Keith Haring: Art Is for Everybody

Pop art activism.

Keith Haring art

Keith Haring, Ignorance=Fear, Silence=Death,1989. ACT UP poster, 61 × 109.2 cm. The Keith Haring Foundation © Keith Haring Foundation

New York ignited Keith Haring’s creativity in 1978. Graffiti, the club scene, the emergence of hip-hop, punk performances, the last days of disco, and even cheap rents: all were contributing influences in a decade of work celebrated in the new AGO exhibition Keith Haring: Art Is for Everybody.
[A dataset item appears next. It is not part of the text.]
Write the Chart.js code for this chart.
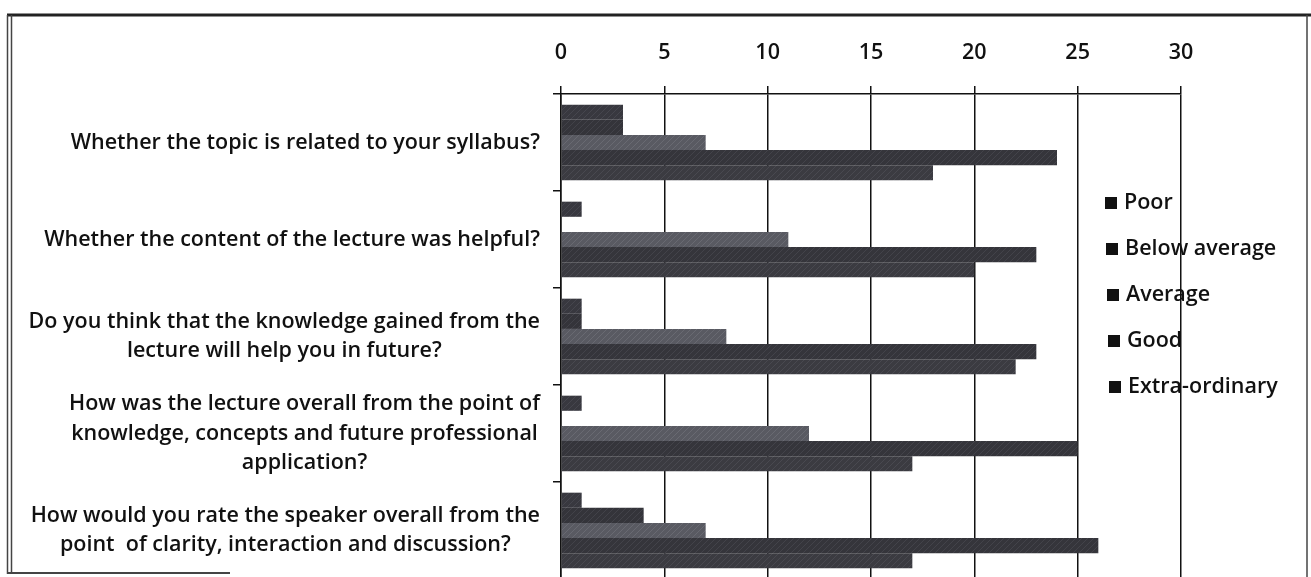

Organized by curator Sarah Loyer of The Broad in Los Angeles working with the AGO’s Fredrik S. Eaton curator of Canadian art, Georgina Uhlyarik, this is the first exhibition of Keith Haring’s work in Canada in 25 years. Featuring over 200 artworks and objects, it includes large-scale works on canvas, illustrations, posters, and sculpture as well as photographs, archival materials, and video, including a 1982 segment from the CBS Evening News With Dan Rather, which featured Haring being arrested by New York’s finest.

 

Keith Haring

Keith Haring, Keith Haring in a Top Hat [SelfPortrait], January 9, 1989. Polaroid. 10.8 x 8.25 cm. Courtesy The Keith Haring Foundation. © Keith Haring Foundation.

Keith Haring polaroid

Keith Haring, Keith Haring and Madonna, “Speed the Plow” Production, November 28, 1989. Polaroid, 10.8 x 8.25 cm. Courtesy The Keith Haring Foundation. © Keith Haring Foundation

 

The sureness of his line is one of the characteristics of Haring’s style, according to Loyer. Haring didn’t sketch or prepare—he dove right in, using thick black lines, primary colours like red and yellow, and repetition of shapes. His early drawings in the New York subway became so popular, he stopped because they were constantly stolen.

 

 

Recognizable Haring style in the displayed works include the barking dog, which emerged in the early 1980s representing oppression and abuse of power in America; radiant baby, symbolizing, the heart, to show his love; and UFOs, because as a gay man who often felt he didn’t belong, Haring wanted to show the importance of otherness.

 

Stickman art 1980s

Keith Haring, Untitled, 1982. Enamel and Dayglo on metal, 182.9 × 228.6 × 3.8 cm. Private collection © Keith Haring Foundation

 

Keith Haring art at the AGO

Keith Haring, Red Room, 1988. Acrylic on canvas, 243.8 × 454.7 cm. The Broad Art Foundation. © Keith Haring Foundation

 

Reacting to the daily news of the 1980s, Haring’s activism is also on display: the Free South Africa poster, which Haring distributed some 20,000 copies of in New York in 1986 to protest apartheid; collage works using New York Post headlines such as “Reagan: Ready to Kill” or “Reagan Slain by Hero Cop” to comment on U.S. President Ronald Reagan’s conservative policies; his focus on AIDS education with posters like Talk to Us for the AIDS hotline.

Collaboration was also intrinsic to Haring’s work, like with LA II, a.k.a. graffiti artist Angel Ortiz. Blending Haring’s distinctive style with LA II’s energetic tags in paintings and sculptures, on display is a three-piece pink-leather suit the duo painted for Madonna in 1983 that she wore at the Paradise Garage nightclub. Another noted collaborator was performer Grace Jones. Haring painted her body in geometrics and made an elaborate black-and-white metal headdress with David Spada (Snake Totem, included in the exhibition), which Jones wore in a photo shoot with Robert Mapplethorpe for Andy Warhol’s Interview magazine.

 

Keith Haring art at the art gallery of ontario

Keith Haring, Untitled, 1982. Baked enamel on metal, 109.2 × 109.2 cm. Courtesy of The Broad Art Foundation © Keith Haring Foundation. Photo: Douglas M. Parker Studio, Los Angeles

Illustration cartoon art pig eating stick figures

Keith Haring, Untitled, 1988, Acrylic on canvas, 304.8 cm diameter. Courtesy The Keith Haring Foundation. © Keith Haring Foundation.

 

Haring’s work epitomizes the 1980s. Loud, proud, and blunt, he was unapologetic about his opinions and his desire to educate about a range of topics, including politics, homophobia, nuclear disarmament, police brutality, and the environment. The phrase “Art Is for Everybody” was written repeatedly in his journals, became a mantra for his work, and influenced his legacy in creating the Keith Haring Foundation before he died, which continues to offer grants for not-for-profit organizations focused on children and AIDS education, care, and research.

Keith Haring died at 31 in 1990 due to complications related to AIDS, leaving behind an art portfolio that, 30 years later, continues to inform and captivate a new generation of art lovers.

Keith Haring: Art Is for Everybody is on until March 17, 2024, at Toronto’s Art Gallery of Ontario.